Die Taten der NSU lassen keinen Zweifel daran, dass auf dem Nährboden des Rechtsextremismus Radikalisierungsprozesse in unserer Gesellschaft stattgefunden haben, aus denen die Bereitschaft zur Verübung von Morden, Anschlägen und anderen schwersten Straftaten erwachsen ist.
Aus den jüngsten Geschehnissen der Terroranschläge haben sich intensive Ermittlungen und Maßnahmen zur Bekämpfung des Terrorismus und Extremismus ergeben. Die Ermittlungen werden durch den Generalbundesanwalt mit aller Kraft vorangetrieben. Fast täglich werden der Öffentlichkeit neue Ermittlungsergebnisse präsentiert.
Ich möchte im Wesentlichen auf das eingehen, was wir in Sachsen-Anhalt konkret nach dem Bekanntwerden der Taten unternommen haben.
Das Landeskriminalamt hat von mir zeitnah den Auftrag bekommen, eine Koordinierungsstelle einzurichten, um Informationen und mögliche Maßnahmen im Land bündeln zu können.
Zudem ist in meinem Ministerium zur Aufarbeitung eine gemeinsame Arbeitsgruppe aus Polizei und Verfassungsschutz eingesetzt worden, die die Lage in unserem Land analysiert, die laufenden Maßnahmen im Zusammenhang mit den Erkenntnisse der BAO Trio koordiniert, die Formen der Zusammenarbeit unter Berücksichtigung der aktuellen Lage auf den Prüfstand stellt und die bundesweite Vorschläge, wie zum Beispiel zum gemeinsamen Abwehrzentrum Rechts oder zur Verbunddatei Rechts, bewertet und aktiv auch personell begleitet.
Ferner werden Vorschläge zur Verbesserung der Zusammenarbeit zwischen Polizei und Verfassungsschutz auch unter Berücksichtigung bundesweiter Vorschläge und Umsetzungen erarbeitet.

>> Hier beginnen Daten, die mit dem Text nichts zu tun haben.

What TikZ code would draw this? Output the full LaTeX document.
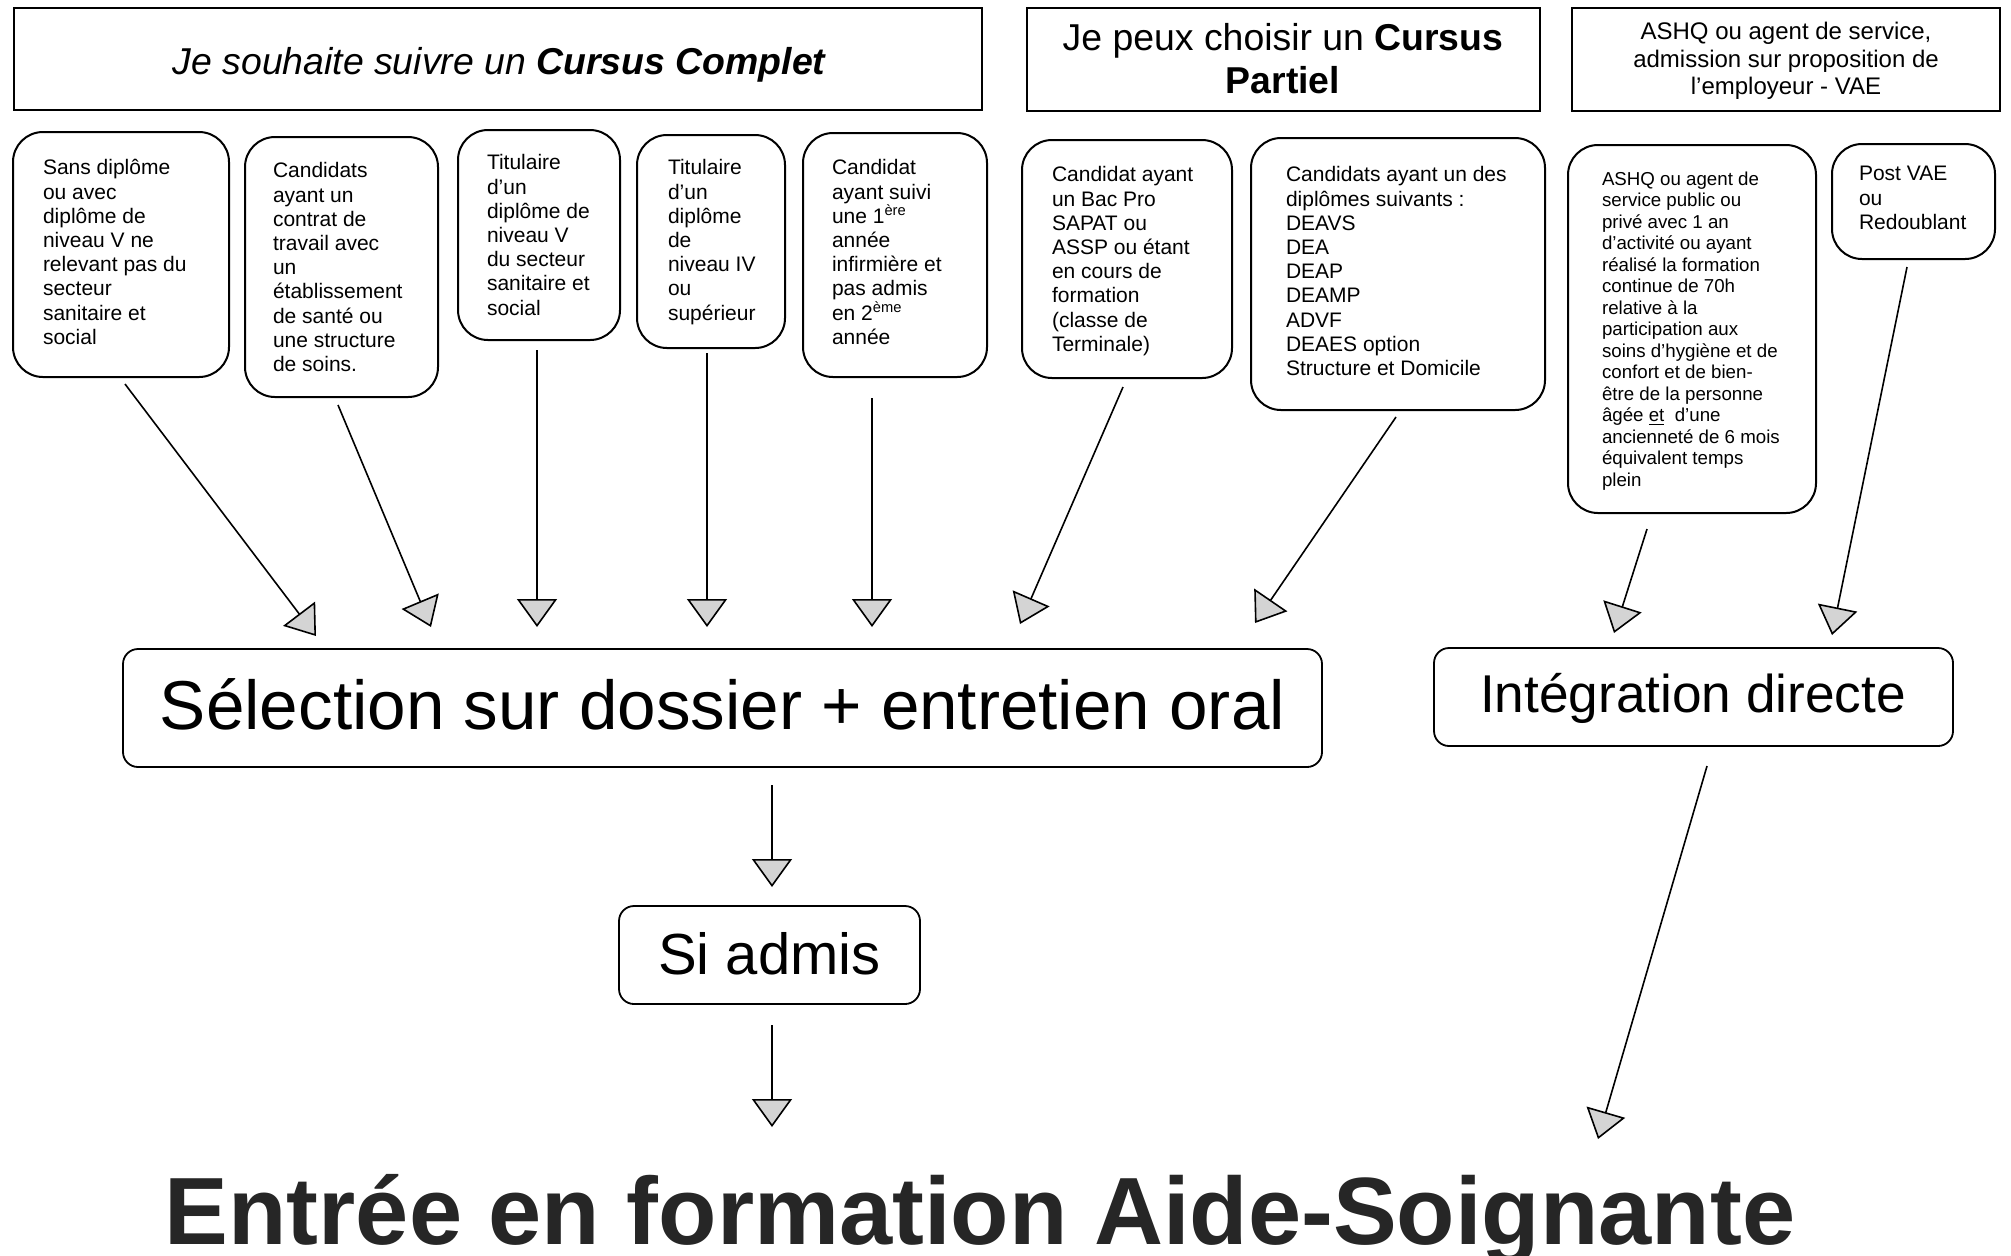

Des Weiteren unterstützt Sachsen-Anhalt andere Bundesländer mit Spezialeinheiten bei operativen Maßnahmen und ist auch an der personellen Unterstützung interessiert, um die BAO Trio im Bundeskriminalamt zu stärken. Für Sachsen-Anhalt gilt, dass wir derzeit keine Hinweise darauf haben, dass der „Nationalsozialistische Untergrund“ Straftaten hier im Land begangen hat.
Die in Zwickau aufgefundene Liste aus dem Jahr 2005, auf der sich 148 Personen und Institutionen aus Sachsen-Anhalt befanden, ist im Zusammenwirken des LKA und des Verfassungsschutzes ausgewertet worden. Die darin benannten Personen des öffentlichen Lebens und Institutionen sind persönlich, per Boten und diejenigen, die nach mehrfachen Versuchen nicht angetroffen worden sind, per Anschreiben darauf hingewiesen worden, dass sie auf der Liste aufgeführt sind.
Bei den Gesprächen, meine Damen und Herren, ist die Sprachregelung des Generalbundesanwaltes angewendet worden. Es wurde eine Liste mit zahlreichen Namen gefunden. Nach den bisherigen Ermittlungen gibt es keine Anhaltspunkte dafür, dass diese Liste im Zusammenhang mit konkreten Anschlagsplanungen der NSU stehen könnte. Eine erhöhte Gefährdungslage lässt sich für Sachsen-Anhalt oder einzelne Personen derzeit nicht festmachen.